48. The method according to claim 35, wherein the method involves storing the biological material in a controlled storing environment, preferably the storing environment involves a temperature of 4-10° C., preferably wherein the storing environment involves a humidity of above 50%, preferably wherein the storing is performed by incorporating the biological material into one or more package with modified atmosphere.

49. The method according to claim 35, wherein the biological material is a plant material, preferably a plant material comprising one or more sprouts, cuttings or cut flowers, preferably cuttings or flowers.

50. A system intended for treating one or more cut flowers each comprising a stem, possibly leaves and a flower bud, to vacuum impregnation, said system comprising a vacuum generation system comprising at least one vacuum treatment container with a vacuum treatment chamber and a lid, said at least one vacuum treatment container being

arranged for enabling arranging one or more cut flowers in an impregnation solution so that at least a portion of the stem of said one or more cut flowers are immersed in the impregnation solution, but where the flower bud is free from impregnation solution; and

arranged for applying vacuum impregnation to the impregnation solution when said at least portion of the stem are immersed into the impregnation solution, so that a total treatment time for applying vacuum impregnation is enabled within less than 3 minutes.

51. The system according to claim 50, wherein said at least one vacuum treatment container is arranged to enable vacuum treatment directly when the lid is closed, preferably automatically, more preferably enabled by means of a lid sensor arranged to detect lid closure, preferably said system is arranged to suck the lid in tight closure after detection by the lid sensor.

52. The system according to claim 50, wherein the lid is freely moving in at least three directions, preferably the lid is arranged to be freely moving in at least 0.4 degrees, preferably in a range of 0.4-5 degrees, both backwards and to the sides.

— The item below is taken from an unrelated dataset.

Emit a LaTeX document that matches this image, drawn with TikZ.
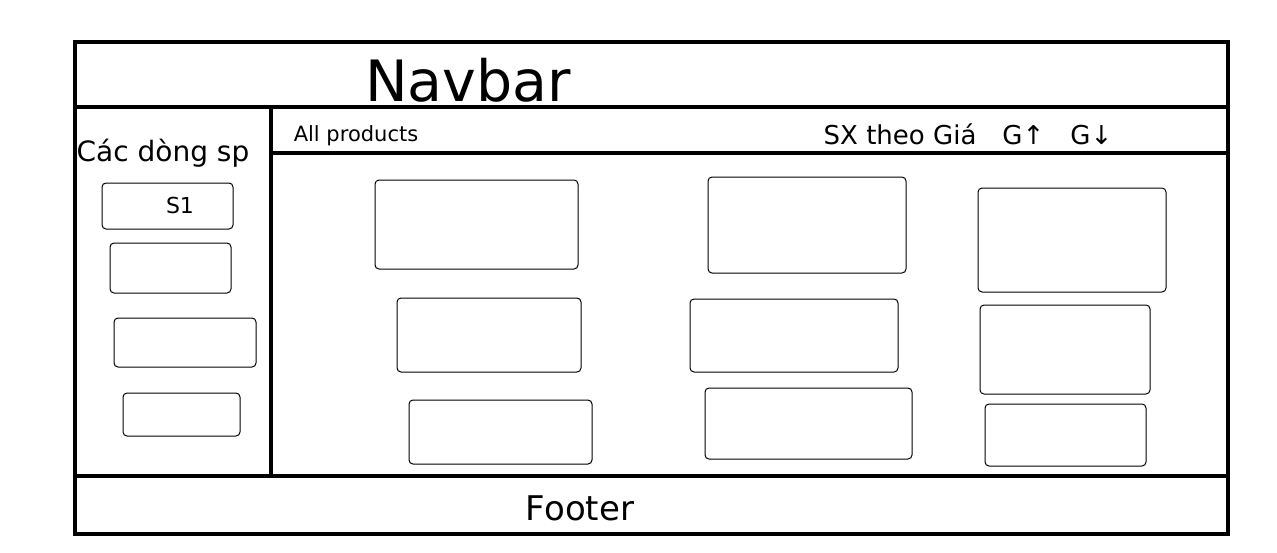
\documentclass[tikz,border=0pt]{standalone}
\usepackage{fontspec}
\setmainfont{DejaVu Sans}
\begin{document}
\begin{tikzpicture}[x=1pt,y=-1pt,
  frame/.style={line width=4pt},
  box/.style={draw,line width=1pt,rounded corners=4pt,inner sep=0pt},
  lbl/.style={inner sep=0pt,anchor=center}]
\useasboundingbox[fill=white] (0,0) rectangle (1277,552);
% outer frame and dividers
\draw[frame] (75,42) rectangle (1228,534);
\coordinate (nl) at (75,107); \coordinate (nr) at (1228,107);
\draw[frame] (nl) -- (nr);
\coordinate (fl) at (75,476); \coordinate (fr) at (1228,476);
\draw[frame] (fl) -- (fr);
\coordinate (st) at (271,107); \coordinate (sb) at (271,478);
\draw[frame] (st) -- (sb);
\coordinate (hl) at (271,153); \coordinate (hr) at (1228,153);
\draw[frame] (hl) -- (hr);
% texts
\node[lbl] (navbar) at (468,80) {\fontsize{57}{62}\selectfont Navbar};
\node[lbl] (cat) at (163,153) {\fontsize{28}{32}\selectfont Các dòng sp};
\node[lbl] (allp) at (356,136) {\fontsize{21}{24}\selectfont All products};
\node[lbl] (sort) at (968,134) {\fontsize{26}{30}\selectfont SX theo Giá\quad G↑\quad G↓};
\node[lbl] (footer) at (580,508) {\fontsize{34}{38}\selectfont Footer};
% sidebar boxes
\node[box,minimum width=131pt,minimum height=46pt] (s1) at (167.5,206) {};
\node[lbl] (s1t) at (180,205) {\fontsize{22}{26}\selectfont S1};
\node[box,minimum width=121pt,minimum height=50pt] (s2) at (170.5,268) {};
\node[box,minimum width=142pt,minimum height=49pt] (s3) at (185,342.5) {};
\node[box,minimum width=117pt,minimum height=43pt] (s4) at (181.5,414.5) {};
% product grid
\node[box,minimum width=203pt,minimum height=89pt] (p11) at (476.5,224.5) {};
\node[box,minimum width=198pt,minimum height=96pt] (p12) at (807,225) {};
\node[box,minimum width=188pt,minimum height=104pt] (p13) at (1072,240) {};
\node[box,minimum width=184pt,minimum height=74pt] (p21) at (489,335) {};
\node[box,minimum width=208pt,minimum height=73pt] (p22) at (794,335.5) {};
\node[box,minimum width=170pt,minimum height=89pt] (p23) at (1065,349.5) {};
\node[box,minimum width=183pt,minimum height=64pt] (p31) at (500.5,432) {};
\node[box,minimum width=207pt,minimum height=71pt] (p32) at (808.5,423.5) {};
\node[box,minimum width=161pt,minimum height=62pt] (p33) at (1065.5,435) {};
\end{tikzpicture}
\end{document}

53. The system according to claim 50, wherein the lid is arranged to open automatically after performed treatment, preferably by means of a lid opening unit, more preferably wherein the lid opening unit is a spring or rod, such as a hydraulic rod, pneumatic rod or a gas spring, preferably the lid is arranged with a lid closing unit, preferably wherein said lid closing unit is arranged to push down the lid with a force in the range of 2-150 N.

54. The system according to claim 50, wherein the system wherein the system comprises a vacuum pump arranged to provide vacuum into said at least one vacuum treatment container and also an impregnation solution into said at least one vacuum treatment container.

55. The system according to claim 50, wherein a level sensor is arranged in said at least one vacuum treatment container.

56. The system according to claim 50, wherein the system comprises several vacuum treatment containers in connection with each other, such as a range of 2-10 vacuum treatment containers.

57. The system according to claim 50, wherein the system comprises a vacuum buffer tank.

58. The system according to claim 50, wherein said at least one vacuum treatment container comprises sections, said sections arranged to enable to treat cut flowers bunch wise, such as a range of 2-12 sections.